Les Français, ignorant ce qui se passait, ne songeaient qu'à jouir de la tranquillité profonde qui les environnait. Les tribus qui formaient partie du complot redoublaient pour eux les témoignages d'attachement, afin d'augmenter leur confiance et leur sécurité. Les Natchés leur répétaient sans cesse qu'ils n'avaient point d'alliés plus fidèles; les autres nations en faisaient autant, c'était un concert d'assurances d'amitié et de dévouement. Bercés par ces protestations perfides, ils dormaient sur un abîme. Heureusement, la cupidité des Natchés et l'ambition d'une partie des Chactas, une des plus nombreuses nations de ce continent, et qui voulaient tirer parti de cette catastrophe, trahirent une trame si bien ourdie, et la dévoilèrent avant qu'elle eût pu s'exécuter complètement.

Comme on l'a dit, le jour et l'heure du massacre des Français avaient été pris. La hache devait se lever sur eux à la fois dans tous les lieux où il en respirerait un. Leur plus grand établissement était chez les Natchés. M. de Chepar y commandait. Quoique cet officier se fût brouillé avec les naturels, ceux-ci feignaient avec cette dissimulation dont ils ont poussé l'art si loin, d'être ses plus fidèles amis; ils en persuadèrent si bien ce commandant, que, sur des bruits sourds qui se répandirent qu'il se formait quelque complot, il fit mettre aux fers sept habitans qui avaient demandé à s'armer pour éviter toute surprise; il porta de plus, par une étrange fatalité, la confiance jusqu'à recevoir soixante Indiens dans le fort et jusqu'à permettre à un grand nombre d'autres de se loger chez les colons et même dans sa propre maison. On ne voudrait pas croire à une pareille conduite, si Charlevoix ne nous l'attestait, tant elle est contraire à celle que les Français avaient pour règle constante de tenir avec les Sauvages.
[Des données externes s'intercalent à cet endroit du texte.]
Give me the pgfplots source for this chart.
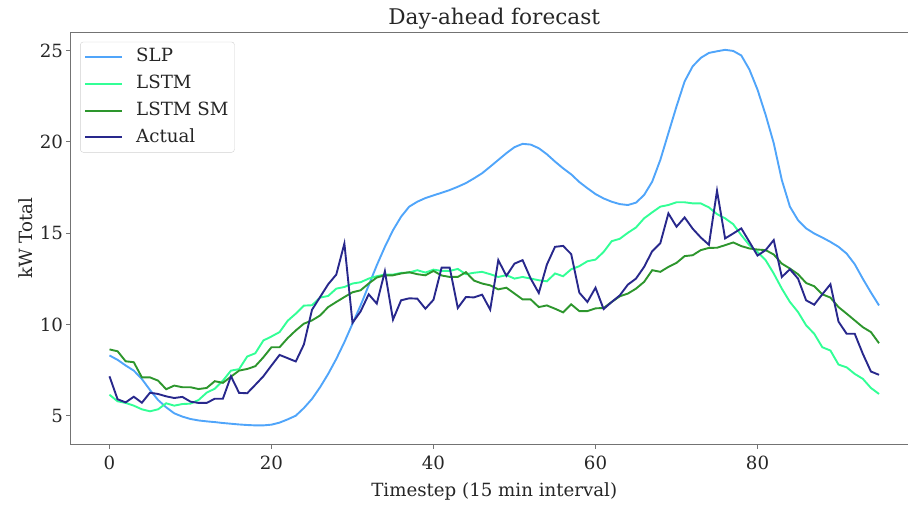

Les conspirateurs se préparaient sans bruit, et, sous divers prétextes, venaient prendre les postes qui leur avaient été assignés au milieu des établissemens français. Pendant que l'on attendait le jour de l'exécution, des bateaux arrivèrent aux Natchés chargés de marchandises pour la garnison de ce poste, pour celle des Yasous ainsi que pour les habitans. L'avidité des barbares fut excitée, leurs yeux s'allumèrent à la vue de ces richesses; leur amour du pillage n'y put tenir. Oubliant que leur démarche allait compromettre le massacre général, ils résolurent de frapper sur le champ, afin de s'emparer de la cargaison des bateaux avant sa distribution. Pour s'armer ils prétextèrent une chasse voulant présenter, disaient-ils, au commandant du gibier pour fêter les hôtes qui venaient de lui arriver; ils achetèrent des fusils et des munitions des habitans et, le 28 novembre 1729, ils se répandirent de grand matin dans toutes les demeures en publiant qu'ils partaient pour la chasse, et en ayant soin d'être partout plus nombreux que les Français. Pour pousser le déguisement jusqu'au bout, ils entonnèrent un chant en l'honneur de M. de Chepar et de ses hôtes. Lorsqu'ils eurent fini, il se fit un moment de silence; alors trois coups de fusil retentirent successivement devant la porte de ce commandant. C'était le signal du massacre. Les Sauvages fondirent partout sur les Français, qui, surpris sans armes et dispersés; au milieu de leurs assassins, ne purent opposer aucune résistance; ils ne se défendirent qu'en deux endroits. M. de la Loire des Ursins, commis principal de la compagnie des Indes, attaqué à peu de distance de chez lui, tua quatre hommes de sa main avant de succomber. A son comptoir huit hommes qu'il y avait laissés, eurent aussi le temps de prendre leurs armes; ils se défendirent fort longtemps, mais ayant perdu six des leurs, les survivans réussirent à s'échapper; les Natchés eurent huit de tués dans cette attaque. Ainsi leurs pertes se bornèrent à une douzaine de guerriers tant leurs mesures avaient été bien prises. En moins d'un instant deux cents Français périrent dans cette boucherie, il ne s'en sauva qu'une vingtaine avec quelques nègres la plupart blessés; 150 enfans 60 femmes et presqu'autant de noirs furent faits prisonniers.